Begin DATA PROVIDED

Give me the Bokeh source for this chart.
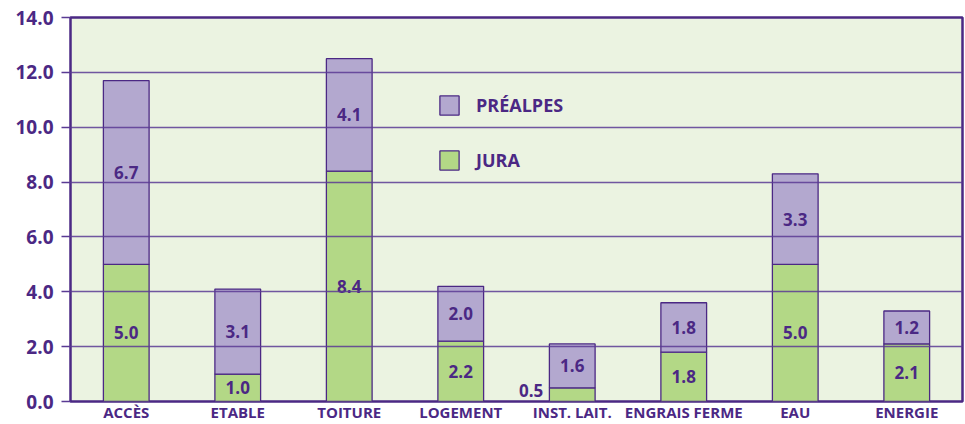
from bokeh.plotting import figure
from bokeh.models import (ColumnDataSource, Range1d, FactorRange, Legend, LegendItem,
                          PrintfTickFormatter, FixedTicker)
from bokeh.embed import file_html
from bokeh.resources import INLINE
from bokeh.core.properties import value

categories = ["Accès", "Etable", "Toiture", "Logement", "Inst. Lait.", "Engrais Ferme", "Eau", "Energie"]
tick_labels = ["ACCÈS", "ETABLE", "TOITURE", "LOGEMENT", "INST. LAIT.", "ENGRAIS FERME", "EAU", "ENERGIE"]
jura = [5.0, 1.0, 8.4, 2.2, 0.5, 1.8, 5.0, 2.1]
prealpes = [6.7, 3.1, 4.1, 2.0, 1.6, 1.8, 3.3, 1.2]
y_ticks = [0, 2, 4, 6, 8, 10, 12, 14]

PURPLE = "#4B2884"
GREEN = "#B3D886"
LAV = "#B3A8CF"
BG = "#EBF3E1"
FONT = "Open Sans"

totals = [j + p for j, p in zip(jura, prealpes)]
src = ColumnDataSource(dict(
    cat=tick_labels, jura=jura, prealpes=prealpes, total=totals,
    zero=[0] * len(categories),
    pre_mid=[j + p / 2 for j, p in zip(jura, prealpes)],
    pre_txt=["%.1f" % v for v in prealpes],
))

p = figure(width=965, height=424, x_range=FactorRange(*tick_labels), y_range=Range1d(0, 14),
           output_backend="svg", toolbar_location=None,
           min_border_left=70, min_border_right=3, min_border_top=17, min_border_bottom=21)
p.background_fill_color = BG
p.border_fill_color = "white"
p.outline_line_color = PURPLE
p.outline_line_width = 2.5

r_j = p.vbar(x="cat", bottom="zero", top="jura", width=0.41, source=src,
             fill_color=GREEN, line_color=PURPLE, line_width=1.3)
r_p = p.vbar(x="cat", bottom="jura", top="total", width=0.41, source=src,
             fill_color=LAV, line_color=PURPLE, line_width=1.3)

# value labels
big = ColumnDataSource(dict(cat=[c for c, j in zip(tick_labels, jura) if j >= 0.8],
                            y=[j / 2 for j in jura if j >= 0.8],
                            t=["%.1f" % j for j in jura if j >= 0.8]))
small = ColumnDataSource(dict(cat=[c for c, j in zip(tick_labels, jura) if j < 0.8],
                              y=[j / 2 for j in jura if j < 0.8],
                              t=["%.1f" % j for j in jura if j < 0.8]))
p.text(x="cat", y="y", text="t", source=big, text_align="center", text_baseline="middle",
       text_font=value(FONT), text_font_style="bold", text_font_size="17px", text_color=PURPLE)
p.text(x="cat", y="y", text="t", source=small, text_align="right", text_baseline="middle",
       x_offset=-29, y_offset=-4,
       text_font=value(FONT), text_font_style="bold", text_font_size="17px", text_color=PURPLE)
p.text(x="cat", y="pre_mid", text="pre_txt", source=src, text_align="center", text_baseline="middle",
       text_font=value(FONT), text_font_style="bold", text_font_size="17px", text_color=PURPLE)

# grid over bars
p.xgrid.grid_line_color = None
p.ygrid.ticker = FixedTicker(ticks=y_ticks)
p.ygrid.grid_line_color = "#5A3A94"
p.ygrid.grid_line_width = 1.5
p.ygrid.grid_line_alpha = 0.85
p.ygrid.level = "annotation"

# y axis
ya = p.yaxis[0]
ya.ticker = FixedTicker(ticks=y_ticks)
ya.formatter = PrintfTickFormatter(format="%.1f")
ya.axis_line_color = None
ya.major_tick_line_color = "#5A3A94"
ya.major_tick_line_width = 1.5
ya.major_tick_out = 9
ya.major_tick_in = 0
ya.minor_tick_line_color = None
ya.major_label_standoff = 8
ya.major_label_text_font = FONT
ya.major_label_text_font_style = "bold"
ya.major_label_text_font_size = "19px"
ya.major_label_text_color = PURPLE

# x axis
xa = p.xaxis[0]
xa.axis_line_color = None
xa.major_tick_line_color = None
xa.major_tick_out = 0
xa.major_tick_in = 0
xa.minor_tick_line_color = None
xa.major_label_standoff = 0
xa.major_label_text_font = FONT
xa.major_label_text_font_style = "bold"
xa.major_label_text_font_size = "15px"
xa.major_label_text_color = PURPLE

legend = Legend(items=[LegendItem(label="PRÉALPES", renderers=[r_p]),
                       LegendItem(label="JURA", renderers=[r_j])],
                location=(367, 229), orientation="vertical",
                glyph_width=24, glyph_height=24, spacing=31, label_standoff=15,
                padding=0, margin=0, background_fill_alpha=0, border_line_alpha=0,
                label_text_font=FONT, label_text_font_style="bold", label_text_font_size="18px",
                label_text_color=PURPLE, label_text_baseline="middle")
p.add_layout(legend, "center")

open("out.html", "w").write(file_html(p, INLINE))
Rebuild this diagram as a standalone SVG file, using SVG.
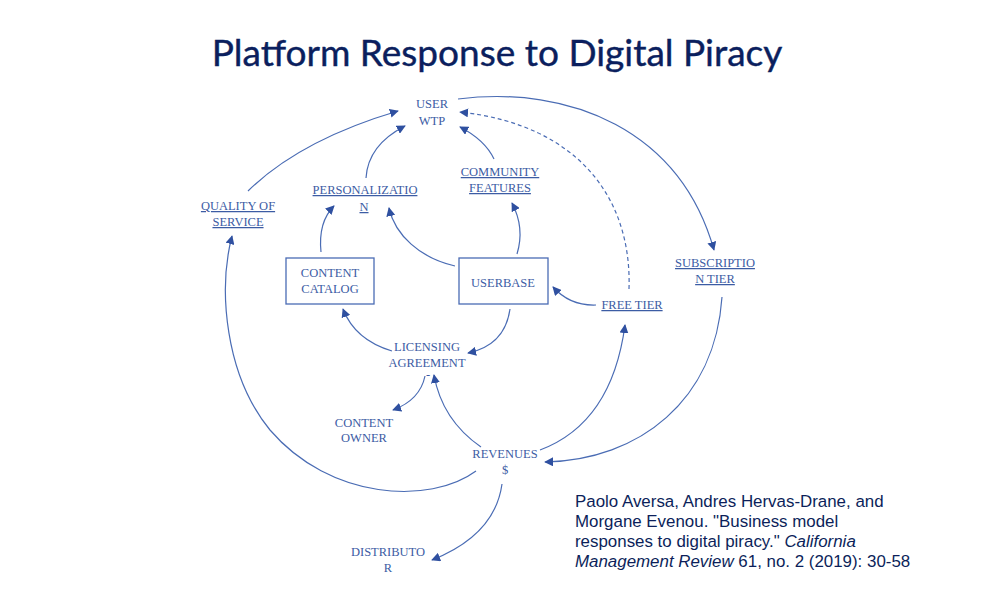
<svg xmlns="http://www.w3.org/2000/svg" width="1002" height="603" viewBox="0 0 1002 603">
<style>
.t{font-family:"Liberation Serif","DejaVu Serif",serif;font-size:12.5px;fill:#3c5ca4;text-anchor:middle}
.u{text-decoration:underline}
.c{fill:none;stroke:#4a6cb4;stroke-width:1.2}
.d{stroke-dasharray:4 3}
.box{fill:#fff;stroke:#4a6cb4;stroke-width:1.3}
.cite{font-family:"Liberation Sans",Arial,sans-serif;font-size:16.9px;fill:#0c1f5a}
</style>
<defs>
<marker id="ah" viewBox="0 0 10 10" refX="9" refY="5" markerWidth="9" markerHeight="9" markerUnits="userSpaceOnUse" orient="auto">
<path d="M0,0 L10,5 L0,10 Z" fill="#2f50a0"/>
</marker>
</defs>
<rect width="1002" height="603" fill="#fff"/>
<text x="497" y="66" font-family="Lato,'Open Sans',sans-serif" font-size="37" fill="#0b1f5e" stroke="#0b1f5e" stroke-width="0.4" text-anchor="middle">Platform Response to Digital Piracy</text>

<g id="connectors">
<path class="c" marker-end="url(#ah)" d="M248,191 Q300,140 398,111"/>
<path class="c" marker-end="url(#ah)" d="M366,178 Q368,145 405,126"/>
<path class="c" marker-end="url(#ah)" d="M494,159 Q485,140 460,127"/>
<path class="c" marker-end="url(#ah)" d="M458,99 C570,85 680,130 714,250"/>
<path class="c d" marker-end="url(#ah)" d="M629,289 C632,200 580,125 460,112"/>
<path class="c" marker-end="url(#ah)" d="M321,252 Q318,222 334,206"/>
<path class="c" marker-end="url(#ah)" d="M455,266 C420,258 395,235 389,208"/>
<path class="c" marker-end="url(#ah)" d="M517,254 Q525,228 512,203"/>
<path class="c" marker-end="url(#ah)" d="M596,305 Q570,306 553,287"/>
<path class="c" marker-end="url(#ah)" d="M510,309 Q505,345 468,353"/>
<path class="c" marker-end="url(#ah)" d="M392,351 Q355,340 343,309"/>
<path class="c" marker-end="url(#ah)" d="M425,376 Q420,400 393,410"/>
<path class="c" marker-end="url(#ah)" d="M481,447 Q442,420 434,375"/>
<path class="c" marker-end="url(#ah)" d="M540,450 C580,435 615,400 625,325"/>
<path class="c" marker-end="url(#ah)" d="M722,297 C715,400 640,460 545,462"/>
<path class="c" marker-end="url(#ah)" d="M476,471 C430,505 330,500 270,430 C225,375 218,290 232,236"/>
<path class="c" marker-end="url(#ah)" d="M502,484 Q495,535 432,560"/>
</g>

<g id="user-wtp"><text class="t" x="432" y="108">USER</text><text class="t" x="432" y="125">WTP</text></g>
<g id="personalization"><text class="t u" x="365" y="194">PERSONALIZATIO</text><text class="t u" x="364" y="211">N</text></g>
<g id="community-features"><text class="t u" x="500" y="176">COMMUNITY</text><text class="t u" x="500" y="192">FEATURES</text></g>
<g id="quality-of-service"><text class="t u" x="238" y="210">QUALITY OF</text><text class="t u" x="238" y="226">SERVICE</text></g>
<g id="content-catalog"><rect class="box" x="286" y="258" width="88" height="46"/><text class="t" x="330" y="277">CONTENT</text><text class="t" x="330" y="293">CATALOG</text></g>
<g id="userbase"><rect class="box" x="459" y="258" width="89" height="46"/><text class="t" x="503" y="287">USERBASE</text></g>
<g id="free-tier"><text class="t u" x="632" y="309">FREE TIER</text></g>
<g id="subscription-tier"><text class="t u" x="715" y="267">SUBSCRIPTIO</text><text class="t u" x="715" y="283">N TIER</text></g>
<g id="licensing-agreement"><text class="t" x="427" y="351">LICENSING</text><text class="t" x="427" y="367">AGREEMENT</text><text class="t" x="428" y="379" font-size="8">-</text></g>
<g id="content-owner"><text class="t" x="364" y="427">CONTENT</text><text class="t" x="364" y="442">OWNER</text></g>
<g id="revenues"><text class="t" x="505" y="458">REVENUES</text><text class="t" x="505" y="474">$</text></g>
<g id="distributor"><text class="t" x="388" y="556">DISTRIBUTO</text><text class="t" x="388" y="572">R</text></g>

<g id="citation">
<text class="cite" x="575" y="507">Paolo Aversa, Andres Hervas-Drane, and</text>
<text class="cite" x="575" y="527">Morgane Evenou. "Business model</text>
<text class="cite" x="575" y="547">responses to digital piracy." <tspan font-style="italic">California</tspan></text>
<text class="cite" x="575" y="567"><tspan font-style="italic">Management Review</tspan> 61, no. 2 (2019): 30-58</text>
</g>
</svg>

End DATA PROVIDED

» YOUR OBJECTIVE:
Only lines belong in the copy: transcribe those from the start of the data through the line that contains "p.outline_line_width = 2.5", and skip the pictures.

» EXERCISE OUTPUT:
Give me the Bokeh source for this chart.
from bokeh.plotting import figure
from bokeh.models import (ColumnDataSource, Range1d, FactorRange, Legend, LegendItem,
                          PrintfTickFormatter, FixedTicker)
from bokeh.embed import file_html
from bokeh.resources import INLINE
from bokeh.core.properties import value

categories = ["Accès", "Etable", "Toiture", "Logement", "Inst. Lait.", "Engrais Ferme", "Eau", "Energie"]
tick_labels = ["ACCÈS", "ETABLE", "TOITURE", "LOGEMENT", "INST. LAIT.", "ENGRAIS FERME", "EAU", "ENERGIE"]
jura = [5.0, 1.0, 8.4, 2.2, 0.5, 1.8, 5.0, 2.1]
prealpes = [6.7, 3.1, 4.1, 2.0, 1.6, 1.8, 3.3, 1.2]
y_ticks = [0, 2, 4, 6, 8, 10, 12, 14]

PURPLE = "#4B2884"
GREEN = "#B3D886"
LAV = "#B3A8CF"
BG = "#EBF3E1"
FONT = "Open Sans"

totals = [j + p for j, p in zip(jura, prealpes)]
src = ColumnDataSource(dict(
    cat=tick_labels, jura=jura, prealpes=prealpes, total=totals,
    zero=[0] * len(categories),
    pre_mid=[j + p / 2 for j, p in zip(jura, prealpes)],
    pre_txt=["%.1f" % v for v in prealpes],
))

p = figure(width=965, height=424, x_range=FactorRange(*tick_labels), y_range=Range1d(0, 14),
           output_backend="svg", toolbar_location=None,
           min_border_left=70, min_border_right=3, min_border_top=17, min_border_bottom=21)
p.background_fill_color = BG
p.border_fill_color = "white"
p.outline_line_color = PURPLE
p.outline_line_width = 2.5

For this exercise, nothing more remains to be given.